Bersama Soekarno (1901), ada Soerjopranoto(1871), Abdoel Moeis (1883), Agus Salim (1884), Alimin (1889), Soewardi Soerjaningrat/Ki Hadjar Dewantara (1889), Musso (1897), Tan Malaka (1897), Semaoen (1899), Kartosuwiryo (1905), dan Buya Hamka (1908). Di wikipedia, hanya Soekarno, Alimin, Musso, Kartosuwiryo yang secara jelas disebutkan pernah indekos di rumah Pak Cokro. Akan tetapi, melihat tahun kelahiran mereka, boleh jadi mereka tidak bersamaan waktunya berguru di akademi Cokroaminoto, dan tidak semuanya bersekolah di HBS sebagaimana Soekarno. Hal yang jelas, kesemua tokoh bangsa yang disebut ini mengenal satu sama lain dan aktif di berbagai organisasi yang berbeda, sambil mereguk sumber mata air yang sama di akademi Cokroaminoto.

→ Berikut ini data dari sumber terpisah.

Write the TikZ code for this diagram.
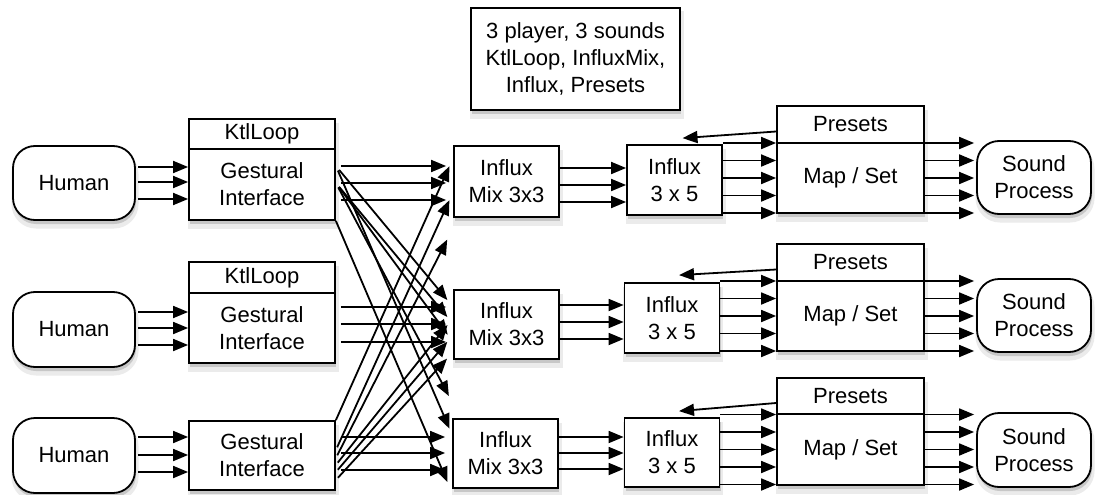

Pak Cokro yang kala itu berusia 30-an menjabat sebagai ketua Syarikat Islam (SI), memiliki kumis tebal melintang seperti Pak Raden di serial Unyil. Beliau memang memiliki darah ningrat, dan juga darah warog. Kekek Pak Cokro adalah R.M. Adipati Tjokronegoro, sang bupati Ponorogo. Sepertinya gambaran Pak Raden di serial Unyil bisa mewakili sosok Pak Cokro; tentu saja kita harus menghilangkan “kekonyolan dan kelucuan Pak Raden” itu.

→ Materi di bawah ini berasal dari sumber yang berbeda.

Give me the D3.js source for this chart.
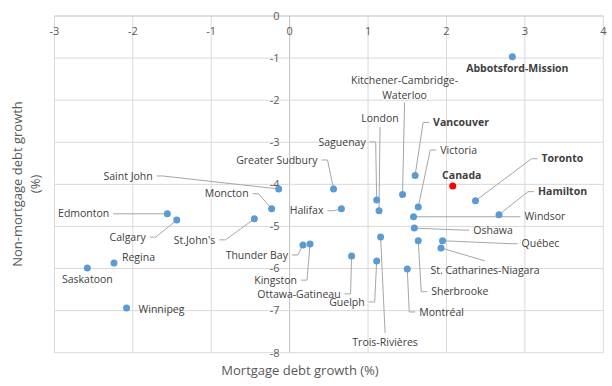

Di rumah Pak Cokro ada gadis mungil cantik khas priyayi jawa bernama Siti Oetari. Dia adalah putri Pak Cokro yang lahir di tahun 1905. Ketika Soekarno indekos disana di tahun 1915, sang gadis baru berusia 10 tahun. Enam tahun kemudian, kala ia berusia 16 tahun, saya membayangkan, sang gadis tumbuh menjadi remaja cantik yang diperebutkan oleh para pemuda indekos yang baru tumbuh kumis.
Dan yang beruntung adalah Soekarno, yang setiap malam bersuara keras berlatih pidato menirukan Pak Cokro sambil menemukan gaya pidatonya sendiri. Diselingi gelak tawa teman-temannya, yang bergembira bersama, sementara di ujung rumah saya membayangkan, Oetari senyum-senyum simpul sambil menyeterika baju sang ayah.
Kisah jadian Soekarno dengan Oetari mirip dengan gaya ABG zaman sekarang. Dikutip dari buku Istri-istri Soekarno (Reni Nuryanti dkk/2007), Soekarno berusaha mendekati Oetari, yang dipanggilnya dengan sebutan Lak. Hingga suatu ketika, dia berhasil mengajak anak sulung Pak Cokro itu jalan-jalan untuk menikmati senja.
Oetari diajaknya duduk. Dipandangnya gadis manis itu dengan tatapan Soekarno yang tajam. Dengan tersenyum perlahan, rayuan maut pun terucap dari lisan Putra Sang Fajar itu.
“Lak, tahukah engkau bakal istriku kelak?”
Oetari hanya menggeleng menanggapi pertanyaan itu.
Soekarno kemudian kembali bertanya, “Kau ingin tahu?”
Sedikit penasaran, Oetari pun bertanya, “Di mana?”
“Kau ingin tahu? Boleh… Orangnya dekat sini. Kau tak usah beranjak karena orangnya ada di sebelahku…” tutur Soekarno.
Oetari tidak menyangka dengan ucapan itu. Dia hanya dapat tersenyum dan terdiam beberapa lama. Hingga sebuah kata pun terucap, “Aku juga mencintaimu,” ujar Oetari.
Cinta kedua hati ini tumbuh berkembang tanpa halangan berarti. Di tahun 1921, Pak Cokro menikahkan mereka berdua. Tidak ada data yang memadai untuk menyimpulkan apakah kala itu Soekarno sudah menyelesaikan HBS atau belum. Di wikipedia tertulis, bulan Juli 1921, Soekarno menyelesaiakan HBS dan melanjutkan kuliah di jurusan Teknik Sipil Technische Hoogeschool te Bandoeng (sekarang ITB) di Bandung.